===== Collected material =====
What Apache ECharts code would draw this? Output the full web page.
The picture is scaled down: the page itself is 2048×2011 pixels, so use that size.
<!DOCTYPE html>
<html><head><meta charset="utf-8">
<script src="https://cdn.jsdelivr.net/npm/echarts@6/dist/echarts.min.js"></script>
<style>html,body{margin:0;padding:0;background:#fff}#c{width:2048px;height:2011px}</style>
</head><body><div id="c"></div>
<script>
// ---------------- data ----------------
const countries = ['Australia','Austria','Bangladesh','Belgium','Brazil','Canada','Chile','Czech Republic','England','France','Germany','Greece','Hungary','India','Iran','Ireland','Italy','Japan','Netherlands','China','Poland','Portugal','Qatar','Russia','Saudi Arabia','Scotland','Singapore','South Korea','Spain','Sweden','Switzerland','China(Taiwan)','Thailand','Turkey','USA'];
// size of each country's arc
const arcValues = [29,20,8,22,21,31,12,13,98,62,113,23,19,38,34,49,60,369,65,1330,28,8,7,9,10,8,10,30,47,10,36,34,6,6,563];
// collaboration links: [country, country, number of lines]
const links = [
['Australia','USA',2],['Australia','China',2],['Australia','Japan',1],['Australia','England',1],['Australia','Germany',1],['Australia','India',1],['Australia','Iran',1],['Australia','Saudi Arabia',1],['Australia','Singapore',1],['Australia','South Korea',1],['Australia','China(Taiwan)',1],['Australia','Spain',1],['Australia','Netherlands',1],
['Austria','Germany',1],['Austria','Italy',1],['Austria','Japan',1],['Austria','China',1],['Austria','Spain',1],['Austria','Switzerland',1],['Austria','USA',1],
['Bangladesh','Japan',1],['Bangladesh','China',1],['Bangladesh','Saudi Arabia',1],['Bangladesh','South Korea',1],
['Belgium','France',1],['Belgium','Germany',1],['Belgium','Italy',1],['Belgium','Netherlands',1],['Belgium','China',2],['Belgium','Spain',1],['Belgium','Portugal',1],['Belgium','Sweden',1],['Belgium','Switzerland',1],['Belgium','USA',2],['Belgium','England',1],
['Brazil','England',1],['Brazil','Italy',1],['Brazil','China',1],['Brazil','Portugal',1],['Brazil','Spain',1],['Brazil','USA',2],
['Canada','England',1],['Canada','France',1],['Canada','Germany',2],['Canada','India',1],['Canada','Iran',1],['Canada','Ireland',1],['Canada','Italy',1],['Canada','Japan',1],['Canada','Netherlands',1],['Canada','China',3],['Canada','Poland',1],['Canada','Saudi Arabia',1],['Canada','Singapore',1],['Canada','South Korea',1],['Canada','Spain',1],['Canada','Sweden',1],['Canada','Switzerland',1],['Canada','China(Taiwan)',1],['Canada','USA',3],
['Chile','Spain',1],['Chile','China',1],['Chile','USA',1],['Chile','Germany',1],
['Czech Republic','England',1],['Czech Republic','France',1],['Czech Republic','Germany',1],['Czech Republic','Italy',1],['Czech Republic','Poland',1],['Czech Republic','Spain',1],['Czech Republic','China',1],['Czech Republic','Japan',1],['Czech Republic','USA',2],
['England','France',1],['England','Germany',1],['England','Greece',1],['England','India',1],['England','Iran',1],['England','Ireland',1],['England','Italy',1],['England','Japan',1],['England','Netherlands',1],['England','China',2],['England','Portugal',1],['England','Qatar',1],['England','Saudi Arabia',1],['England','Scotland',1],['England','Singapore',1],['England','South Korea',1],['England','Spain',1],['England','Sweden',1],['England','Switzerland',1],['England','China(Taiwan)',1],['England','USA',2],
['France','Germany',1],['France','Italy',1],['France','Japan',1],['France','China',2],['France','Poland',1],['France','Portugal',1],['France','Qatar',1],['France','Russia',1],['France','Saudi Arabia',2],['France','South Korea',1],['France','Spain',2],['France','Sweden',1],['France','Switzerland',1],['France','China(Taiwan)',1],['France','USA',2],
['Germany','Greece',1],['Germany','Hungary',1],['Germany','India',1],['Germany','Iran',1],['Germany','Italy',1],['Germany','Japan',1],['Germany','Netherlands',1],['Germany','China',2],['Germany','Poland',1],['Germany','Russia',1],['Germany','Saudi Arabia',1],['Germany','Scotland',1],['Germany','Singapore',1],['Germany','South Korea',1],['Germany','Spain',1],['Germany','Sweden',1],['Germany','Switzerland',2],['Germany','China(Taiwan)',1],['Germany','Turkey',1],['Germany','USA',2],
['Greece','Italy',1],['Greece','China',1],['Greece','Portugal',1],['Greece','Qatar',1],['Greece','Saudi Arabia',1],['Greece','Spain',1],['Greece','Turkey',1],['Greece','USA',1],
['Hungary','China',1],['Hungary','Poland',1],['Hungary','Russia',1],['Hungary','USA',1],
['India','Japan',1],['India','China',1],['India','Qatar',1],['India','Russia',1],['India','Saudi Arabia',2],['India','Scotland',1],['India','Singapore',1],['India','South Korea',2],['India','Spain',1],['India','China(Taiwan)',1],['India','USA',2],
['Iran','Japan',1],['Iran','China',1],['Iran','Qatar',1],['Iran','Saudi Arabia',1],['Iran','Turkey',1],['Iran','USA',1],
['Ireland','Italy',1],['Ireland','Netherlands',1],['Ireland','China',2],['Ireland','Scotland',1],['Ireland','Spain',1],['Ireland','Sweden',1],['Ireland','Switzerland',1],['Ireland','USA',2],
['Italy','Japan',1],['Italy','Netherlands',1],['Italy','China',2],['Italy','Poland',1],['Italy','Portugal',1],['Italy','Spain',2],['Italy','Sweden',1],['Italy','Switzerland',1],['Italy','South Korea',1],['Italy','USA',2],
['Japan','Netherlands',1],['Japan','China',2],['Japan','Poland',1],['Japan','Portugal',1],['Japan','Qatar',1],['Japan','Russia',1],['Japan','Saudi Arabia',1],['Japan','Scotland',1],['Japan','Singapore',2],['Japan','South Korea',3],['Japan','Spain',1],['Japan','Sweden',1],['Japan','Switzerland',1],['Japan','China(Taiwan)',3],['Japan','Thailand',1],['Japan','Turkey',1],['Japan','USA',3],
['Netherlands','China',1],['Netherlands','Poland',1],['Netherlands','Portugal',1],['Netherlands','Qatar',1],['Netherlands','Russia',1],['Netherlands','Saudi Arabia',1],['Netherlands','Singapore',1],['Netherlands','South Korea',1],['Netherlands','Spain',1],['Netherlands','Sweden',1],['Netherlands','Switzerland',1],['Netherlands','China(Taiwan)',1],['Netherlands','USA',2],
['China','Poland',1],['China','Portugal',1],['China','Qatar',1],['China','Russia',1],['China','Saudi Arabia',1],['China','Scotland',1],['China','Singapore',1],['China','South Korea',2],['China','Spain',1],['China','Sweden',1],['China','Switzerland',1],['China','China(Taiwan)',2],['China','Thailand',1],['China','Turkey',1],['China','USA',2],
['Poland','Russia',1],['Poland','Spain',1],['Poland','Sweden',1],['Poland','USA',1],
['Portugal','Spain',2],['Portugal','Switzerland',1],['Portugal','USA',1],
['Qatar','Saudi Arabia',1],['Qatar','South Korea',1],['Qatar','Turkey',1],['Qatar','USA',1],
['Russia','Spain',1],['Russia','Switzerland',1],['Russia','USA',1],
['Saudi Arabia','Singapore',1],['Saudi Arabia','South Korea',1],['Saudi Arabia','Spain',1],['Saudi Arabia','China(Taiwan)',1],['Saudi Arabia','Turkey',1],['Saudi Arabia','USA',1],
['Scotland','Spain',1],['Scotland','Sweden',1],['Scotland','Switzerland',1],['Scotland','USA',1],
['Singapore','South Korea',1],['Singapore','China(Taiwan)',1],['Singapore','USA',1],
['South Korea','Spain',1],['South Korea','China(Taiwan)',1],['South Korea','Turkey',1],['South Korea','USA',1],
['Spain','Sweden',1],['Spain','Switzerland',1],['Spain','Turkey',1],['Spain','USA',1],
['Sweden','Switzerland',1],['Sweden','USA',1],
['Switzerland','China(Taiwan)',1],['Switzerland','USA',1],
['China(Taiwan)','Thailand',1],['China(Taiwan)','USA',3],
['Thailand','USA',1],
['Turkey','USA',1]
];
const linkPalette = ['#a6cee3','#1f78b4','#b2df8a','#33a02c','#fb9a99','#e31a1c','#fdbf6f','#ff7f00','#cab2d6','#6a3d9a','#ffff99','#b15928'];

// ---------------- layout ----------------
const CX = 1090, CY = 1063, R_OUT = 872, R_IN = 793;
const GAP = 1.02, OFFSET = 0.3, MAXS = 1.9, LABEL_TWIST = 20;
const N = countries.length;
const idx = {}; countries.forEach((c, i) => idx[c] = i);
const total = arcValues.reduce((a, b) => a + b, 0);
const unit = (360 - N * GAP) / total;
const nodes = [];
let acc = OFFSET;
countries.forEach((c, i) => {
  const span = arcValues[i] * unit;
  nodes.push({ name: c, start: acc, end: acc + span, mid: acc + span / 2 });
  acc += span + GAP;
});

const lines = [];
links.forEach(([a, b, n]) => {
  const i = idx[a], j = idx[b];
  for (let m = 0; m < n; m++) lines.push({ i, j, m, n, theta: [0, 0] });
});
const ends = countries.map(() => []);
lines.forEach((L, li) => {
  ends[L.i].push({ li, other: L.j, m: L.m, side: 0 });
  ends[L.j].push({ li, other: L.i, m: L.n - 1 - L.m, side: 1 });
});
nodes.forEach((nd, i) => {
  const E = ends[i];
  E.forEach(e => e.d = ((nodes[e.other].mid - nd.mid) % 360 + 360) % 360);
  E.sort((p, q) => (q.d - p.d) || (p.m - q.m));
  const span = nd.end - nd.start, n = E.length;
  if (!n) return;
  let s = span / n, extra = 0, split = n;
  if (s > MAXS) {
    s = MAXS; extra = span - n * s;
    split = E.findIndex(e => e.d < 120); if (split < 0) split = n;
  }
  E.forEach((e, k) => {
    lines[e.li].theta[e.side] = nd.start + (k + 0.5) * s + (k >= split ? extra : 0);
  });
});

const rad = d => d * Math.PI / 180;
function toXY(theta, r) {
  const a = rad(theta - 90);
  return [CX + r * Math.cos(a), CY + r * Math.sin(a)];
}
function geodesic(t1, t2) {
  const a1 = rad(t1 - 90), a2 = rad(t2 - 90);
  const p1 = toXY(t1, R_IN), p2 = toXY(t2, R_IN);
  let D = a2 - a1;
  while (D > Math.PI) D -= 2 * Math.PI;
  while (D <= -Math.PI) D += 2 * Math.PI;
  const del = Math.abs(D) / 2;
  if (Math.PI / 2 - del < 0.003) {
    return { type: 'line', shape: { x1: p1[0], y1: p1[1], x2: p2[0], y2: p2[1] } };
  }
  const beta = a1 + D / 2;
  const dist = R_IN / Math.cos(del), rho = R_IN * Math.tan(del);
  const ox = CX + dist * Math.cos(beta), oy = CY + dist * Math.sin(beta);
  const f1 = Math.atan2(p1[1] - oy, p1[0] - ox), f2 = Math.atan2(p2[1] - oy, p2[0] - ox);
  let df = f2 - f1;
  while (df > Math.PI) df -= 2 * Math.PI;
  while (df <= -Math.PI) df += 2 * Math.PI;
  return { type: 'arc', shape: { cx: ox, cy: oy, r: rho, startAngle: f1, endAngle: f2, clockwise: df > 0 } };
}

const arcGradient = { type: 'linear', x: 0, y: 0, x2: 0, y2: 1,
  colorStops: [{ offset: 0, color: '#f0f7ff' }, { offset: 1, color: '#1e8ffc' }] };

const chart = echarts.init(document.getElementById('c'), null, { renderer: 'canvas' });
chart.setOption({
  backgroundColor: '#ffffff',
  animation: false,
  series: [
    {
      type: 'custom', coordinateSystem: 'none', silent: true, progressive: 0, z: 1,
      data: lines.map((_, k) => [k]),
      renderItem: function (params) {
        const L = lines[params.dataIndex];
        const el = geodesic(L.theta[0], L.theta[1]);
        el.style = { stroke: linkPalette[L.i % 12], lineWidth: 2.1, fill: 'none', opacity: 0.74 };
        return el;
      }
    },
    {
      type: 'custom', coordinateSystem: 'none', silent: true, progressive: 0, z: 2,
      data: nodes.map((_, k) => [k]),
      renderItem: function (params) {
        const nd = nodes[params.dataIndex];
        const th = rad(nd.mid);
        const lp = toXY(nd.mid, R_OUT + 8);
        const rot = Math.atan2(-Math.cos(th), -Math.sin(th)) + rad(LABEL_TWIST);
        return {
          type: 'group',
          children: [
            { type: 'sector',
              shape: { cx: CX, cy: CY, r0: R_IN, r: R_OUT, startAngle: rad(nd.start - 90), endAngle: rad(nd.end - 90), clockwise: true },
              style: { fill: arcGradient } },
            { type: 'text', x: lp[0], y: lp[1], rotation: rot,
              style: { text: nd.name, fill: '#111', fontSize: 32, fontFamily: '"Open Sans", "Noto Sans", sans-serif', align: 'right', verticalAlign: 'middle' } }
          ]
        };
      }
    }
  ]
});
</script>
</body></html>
=====
Description of the task
Find all the lines containing "picture" in the material, then copy them.

Written response
The picture is scaled down: the page itself is 2048×2011 pixels, so use that size.

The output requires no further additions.